%%

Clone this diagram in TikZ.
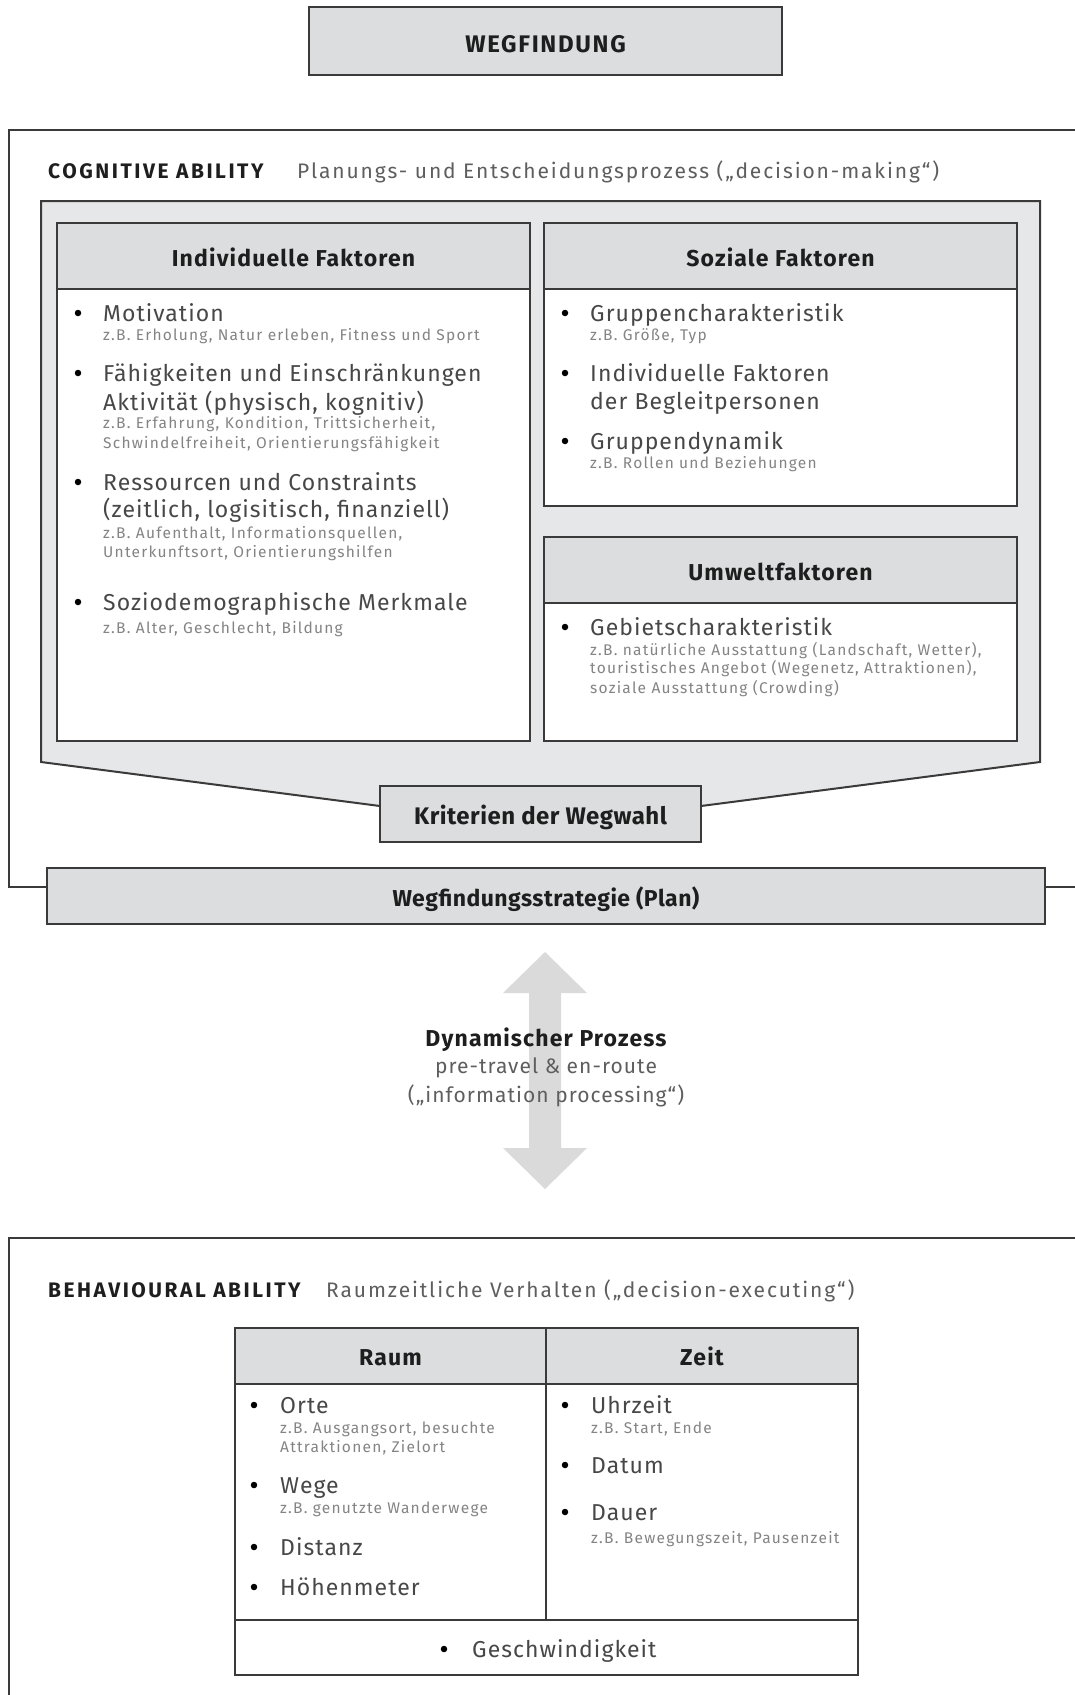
\documentclass[tikz,border=0pt]{standalone}
\usepackage{fontspec}
\setmainfont{Fira Sans}
\newfontfamily\itemfam[LetterSpace=4.5]{Fira Sans}
\newfontfamily\smallfam[LetterSpace=8]{Fira Sans}
\newfontfamily\headfam[LetterSpace=5]{Fira Sans}
\newfontfamily\boxfam[LetterSpace=2]{Fira Sans}
\newfontfamily\capsfam[LetterSpace=12]{Fira Sans}
\newfontfamily\subfam[LetterSpace=9]{Fira Sans}
\newfontfamily\arrowfam[LetterSpace=5]{Fira Sans}
\newfontfamily\titlefam[LetterSpace=7]{Fira Sans}
\usetikzlibrary{backgrounds}

\definecolor{linecol}{HTML}{3A3A3A}
\definecolor{panelgrey}{HTML}{E6E7E8}
\definecolor{headgrey}{HTML}{DCDDDE}
\definecolor{arrowgrey}{HTML}{DADADA}
\definecolor{titlecol}{HTML}{1E1E1E}
\definecolor{itemcol}{HTML}{474747}
\definecolor{smallcol}{HTML}{848484}
\definecolor{subcol}{HTML}{5E5E5E}

\newcommand\itemfont{\itemfam\fontsize{23}{27}\selectfont}
\newcommand\smallfont{\smallfam\fontsize{15.5}{18}\selectfont}
\newcommand\headfont{\headfam\fontsize{23}{27}\selectfont\bfseries}
\newcommand\boxfont{\boxfam\fontsize{24}{28}\selectfont\bfseries}
\newcommand\planfont{\boxfam\fontsize{23}{27}\selectfont\bfseries}
\newcommand\titlefont{\titlefam\fontsize{24}{28}\selectfont\bfseries}
\newcommand\capsfont{\capsfam\fontsize{21}{25}\selectfont\bfseries}
\newcommand\subfont{\subfam\fontsize{21}{25}\selectfont}
\newcommand\arrowfont{\arrowfam\fontsize{21}{25}\selectfont}

% a bullet point with its main line of text
\newcommand\bulletitem[5]{%
  \node[dot] (#1-dot) at (#2,#4-8) {};
  \node[itm] (#1) at (#3,#4) {#5};}
% a smaller line of examples below an item
\newcommand\exampleline[4]{\node[sml] (#1) at (#2,#3) {#4};}

\tikzset{
  greybox/.style={draw=linecol, line width=2pt, fill=headgrey, inner sep=0pt,
    outer sep=0pt, font=\headfont, text=titlecol, text height=21pt, text depth=0pt},
  headbox/.style={greybox, anchor=north west},
  bodybox/.style={draw=linecol, line width=2pt, fill=white, inner sep=0pt,
    outer sep=0pt, anchor=north west},
  frame/.style={draw=linecol, line width=1.6pt},
  panel/.style={draw=linecol, line width=2pt, fill=panelgrey, line join=miter},
  dot/.style={circle, fill=black, inner sep=0pt, minimum size=6.5pt},
  itm/.style={font=\itemfont, text=itemcol, anchor=base west, inner sep=0pt},
  sml/.style={font=\smallfont, text=smallcol, anchor=base west, inner sep=0pt},
  sectitle/.style={font=\capsfont, text=titlecol, anchor=base west, inner sep=0pt},
  secsub/.style={font=\subfont, text=subcol, anchor=base west, inner sep=0pt},
}

\begin{document}
\begin{tikzpicture}[x=1pt,y=-1pt]
\useasboundingbox (0,0) rectangle (1075,1695);

% ---- title ----
\node[greybox, font=\titlefont, text height=23pt, minimum width=473, minimum height=68] (title) at (545.5,41) {WEGFINDUNG};

% ---- cognitive ability frame ----
\coordinate (cogTL) at (9,130);
\coordinate (cogBL) at (9,887);
\coordinate (cogTR) at (1075,130);
\coordinate (cogBR) at (1075,887);
\node[greybox, font=\planfont, minimum width=998, minimum height=56] (plan) at (546,896) {Wegfindungsstrategie (Plan)};
\draw[frame] (plan.west |- cogBL) -- (cogBL) -- (cogTL) -- (cogTR);
\draw[frame] (plan.east |- cogBR) -- (cogBR);

\node[sectitle] (cogtitle) at (48,178) {COGNITIVE ABILITY};
\node[secsub] (cogsub) at (297,178) {Planungs- und Entscheidungsprozess („decision-making“)};

% funnel panel narrowing towards the criteria box
\node[greybox, font=\boxfont, text height=20pt, minimum width=321, minimum height=56] (krit) at (540.5,814) {Kriterien der Wegwahl};
\coordinate (slope) at (0,806);
\begin{scope}[on background layer]
  \fill[white] (0,0) rectangle (1075,1695);
  \draw[panel] (41,201) -- (1040,201) -- (1040,762) -- (krit.east |- slope)
    -- (krit.west |- slope) -- (41,762) -- cycle;
\end{scope}

% ---- individual factors ----
\node[bodybox, minimum width=473, minimum height=518] (indB) at (57,223) {};
\node[headbox, minimum width=473, minimum height=66] (indH) at (57,223) {Individuelle Faktoren};
\bulletitem{mot}{78}{103}{321}{Motivation}
\exampleline{motx}{103}{340}{z.B. Erholung, Natur erleben, Fitness und Sport}
\bulletitem{faeh}{78}{103}{381}{Fähigkeiten und Einschränkungen}
\node[itm] (akt) at (103,410) {Aktivität (physisch, kognitiv)};
\exampleline{faehx}{103}{428}{z.B. Erfahrung, Kondition, Trittsicherheit,}
\exampleline{faehy}{103}{448}{Schwindelfreiheit, Orientierungsfähigkeit}
\bulletitem{res}{78}{103}{490}{Ressourcen und Constraints}
\node[itm] (zeitl) at (103,517) {(zeitlich, logisitisch, finanziell)};
\exampleline{resx}{103}{538}{z.B. Aufenthalt, Informationsquellen,}
\exampleline{resy}{103}{557}{Unterkunftsort, Orientierungshilfen}
\bulletitem{sozio}{78}{103}{610}{Soziodemographische Merkmale}
\exampleline{soziox}{103}{633}{z.B. Alter, Geschlecht, Bildung}

% ---- social factors ----
\node[bodybox, minimum width=473, minimum height=283] (sozB) at (544,223) {};
\node[headbox, minimum width=473, minimum height=66] (sozH) at (544,223) {Soziale Faktoren};
\bulletitem{grp}{565}{590}{321}{Gruppencharakteristik}
\exampleline{grpx}{590}{340}{z.B. Größe, Typ}
\bulletitem{beg}{565}{590}{381}{Individuelle Faktoren}
\node[itm] (begl) at (590,409) {der Begleitpersonen};
\bulletitem{dyn}{565}{590}{449}{Gruppendynamik}
\exampleline{dynx}{590}{468}{z.B. Rollen und Beziehungen}

% ---- environmental factors ----
\node[bodybox, minimum width=473, minimum height=204] (umwB) at (544,537) {};
\node[headbox, minimum width=473, minimum height=66] (umwH) at (544,537) {Umweltfaktoren};
\bulletitem{geb}{565}{590}{635}{Gebietscharakteristik}
\exampleline{gebx}{590}{655}{z.B. natürliche Ausstattung (Landschaft, Wetter),}
\exampleline{geby}{590}{673}{touristisches Angebot (Wegenetz, Attraktionen),}
\exampleline{gebz}{590}{693}{soziale Ausstattung (Crowding)}

% ---- dynamic process arrow ----
\coordinate (arrtop) at (545,952);
\coordinate (arrbot) at (545,1189);
\fill[arrowgrey] (arrtop) -- ++(42,41) -- ++(-26,0) |- ++(0,155) -- ++(26,0)
  -- (arrbot) -- ++(-42,-41) -- ++(26,0) -- ++(0,-155) -- ++(-26,0) -- cycle;
\node[font=\headfont, text=titlecol, anchor=base, inner sep=0pt] (dynproc) at (546,1046) {Dynamischer Prozess};
\node[font=\arrowfont, text=subcol, anchor=base, inner sep=0pt] (dynproc2) at (546,1073) {pre-travel \& en-route};
\node[font=\arrowfont, text=subcol, anchor=base, inner sep=0pt] (dynproc3) at (546,1102) {(„information processing“)};

% ---- behavioural ability frame ----
\coordinate (behTL) at (9,1238);
\coordinate (behTR) at (1075,1238);
\coordinate (behBL) at (9,1695);
\draw[frame] (behTR) -- (behTL) -- (behBL);
\node[sectitle] (behtitle) at (48,1297) {BEHAVIOURAL ABILITY};
\node[secsub] (behsub) at (326,1297) {Raumzeitliche Verhalten („decision-executing“)};

% space / time table
\node[bodybox, minimum width=311, minimum height=292] (raumB) at (235,1328) {};
\node[bodybox, minimum width=312, minimum height=292] (zeitB) at (546,1328) {};
\node[headbox, text height=19pt, minimum width=311, minimum height=56] (raumH) at (235,1328) {Raum};
\node[headbox, text height=19pt, minimum width=312, minimum height=56] (zeitH) at (546,1328) {Zeit};
\node[bodybox, minimum width=623, minimum height=55] (speed) at (235,1620) {};

\bulletitem{orte}{254}{280}{1413}{Orte}
\exampleline{ortex}{280}{1433}{z.B. Ausgangsort, besuchte}
\exampleline{ortey}{280}{1452}{Attraktionen, Zielort}
\bulletitem{wege}{254}{280}{1493}{Wege}
\exampleline{wegex}{280}{1513}{z.B. genutzte Wanderwege}
\bulletitem{dist}{254}{280}{1555}{Distanz}
\bulletitem{hoehe}{254}{280}{1595}{Höhenmeter}

\bulletitem{uhr}{565}{591}{1413}{Uhrzeit}
\exampleline{uhrx}{591}{1433}{z.B. Start, Ende}
\bulletitem{dat}{565}{591}{1473}{Datum}
\bulletitem{dau}{565}{591}{1520}{Dauer}
\exampleline{daux}{591}{1543}{z.B. Bewegungszeit, Pausenzeit}

\bulletitem{gesch}{444}{472}{1657}{Geschwindigkeit}
\end{tikzpicture}
\end{document}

%%

Skip the pictures and restate exactly the lines from the beginning of the listing to the line with "(#1) at (#2,#3)", that line included.

Clone this diagram in TikZ.
\documentclass[tikz,border=0pt]{standalone}
\usepackage{fontspec}
\setmainfont{Fira Sans}
\newfontfamily\itemfam[LetterSpace=4.5]{Fira Sans}
\newfontfamily\smallfam[LetterSpace=8]{Fira Sans}
\newfontfamily\headfam[LetterSpace=5]{Fira Sans}
\newfontfamily\boxfam[LetterSpace=2]{Fira Sans}
\newfontfamily\capsfam[LetterSpace=12]{Fira Sans}
\newfontfamily\subfam[LetterSpace=9]{Fira Sans}
\newfontfamily\arrowfam[LetterSpace=5]{Fira Sans}
\newfontfamily\titlefam[LetterSpace=7]{Fira Sans}
\usetikzlibrary{backgrounds}

\definecolor{linecol}{HTML}{3A3A3A}
\definecolor{panelgrey}{HTML}{E6E7E8}
\definecolor{headgrey}{HTML}{DCDDDE}
\definecolor{arrowgrey}{HTML}{DADADA}
\definecolor{titlecol}{HTML}{1E1E1E}
\definecolor{itemcol}{HTML}{474747}
\definecolor{smallcol}{HTML}{848484}
\definecolor{subcol}{HTML}{5E5E5E}

\newcommand\itemfont{\itemfam\fontsize{23}{27}\selectfont}
\newcommand\smallfont{\smallfam\fontsize{15.5}{18}\selectfont}
\newcommand\headfont{\headfam\fontsize{23}{27}\selectfont\bfseries}
\newcommand\boxfont{\boxfam\fontsize{24}{28}\selectfont\bfseries}
\newcommand\planfont{\boxfam\fontsize{23}{27}\selectfont\bfseries}
\newcommand\titlefont{\titlefam\fontsize{24}{28}\selectfont\bfseries}
\newcommand\capsfont{\capsfam\fontsize{21}{25}\selectfont\bfseries}
\newcommand\subfont{\subfam\fontsize{21}{25}\selectfont}
\newcommand\arrowfont{\arrowfam\fontsize{21}{25}\selectfont}

% a bullet point with its main line of text
\newcommand\bulletitem[5]{%
  \node[dot] (#1-dot) at (#2,#4-8) {};
  \node[itm] (#1) at (#3,#4) {#5};}
% a smaller line of examples below an item
\newcommand\exampleline[4]{\node[sml] (#1) at (#2,#3) {#4};}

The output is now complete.